As Honourable Senator Céline Hervieux-Payette said to one of the witnesses at the June 26, 2012, meeting of the Standing Senate Committee on Banking, Trade and Commerce:

. . . creators talked about a fund that was eventually agreed to of slightly more than $20 million. That amount was distributed to creators for the reasonable application of copyright and allowed photocopies or digital copies. Universities will no longer have to pay that $20 million, so tell me, how will they now compensate authors whose work they copy?

So many questions, honourable senators, so much ambiguity and so few answers. This bill is good and deserved to make it this far but it also deserves to be improved.

I would like to conclude by quoting Bill Harnum, publisher and 2012-13 president of the Association of Canadian Publishers.

We appreciate that our government values the high- quality books we provide and is seeking to make them more accessible. We also know that this government recognizes the importance of sustaining the system that provides them and does not intend to undermine it.

Our concern is that the absence of clarity around the definition of education as a purpose under fair dealing will have a number of unintended consequences. The most immediate of these will be uncertainty in the marketplace, as users claim a very broad interpretation of education.

I would also like to read some excerpts from a letter I received from Michael McCarty, president of ole, Canada's largest music publisher.
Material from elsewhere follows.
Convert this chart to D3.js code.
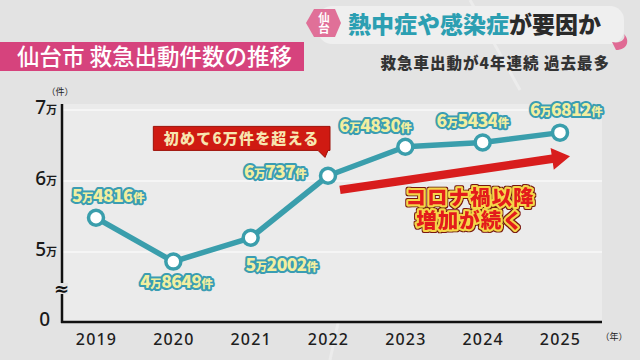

The laws we pass must allow and encourage Canada's intellectual property industry to flourish in the digital age. As currently written, Bill C-11 misses the mark.

As Canada's largest music rights owner and employer, we have invested over $115 million in copyrights and employ over 40 staff. Bill C-11 will not only have a negative impact on musicians and songwriters, but also on our business and the people we employ.

We agree that our Copyright Act needs to be modernized. Unfortunately, Bill C-11 will ensure that creators are largely shut out of the digital business while the tech, telcom and broadcast businesses continue to profit from music piracy. The Bill will also "pick the pockets" of artists and songwriters to the tune of $30 million per year through the proposed elimination of existing rights. This is a large part of the income of musical creators for generations to come.

Honourable senators, as Senator Moore stated:

We understand the issue is a complex and controversial one. But we believe there are problems with this legislation which will harm both creators and consumers. We feel that we can fix the problem with amendments.

Honourable senators, artists, musicians, authors and others working in the cultural sector are worried, with reason, I believe. They cannot afford to lose revenues.

Honourable senators, the concerns I have raised are real.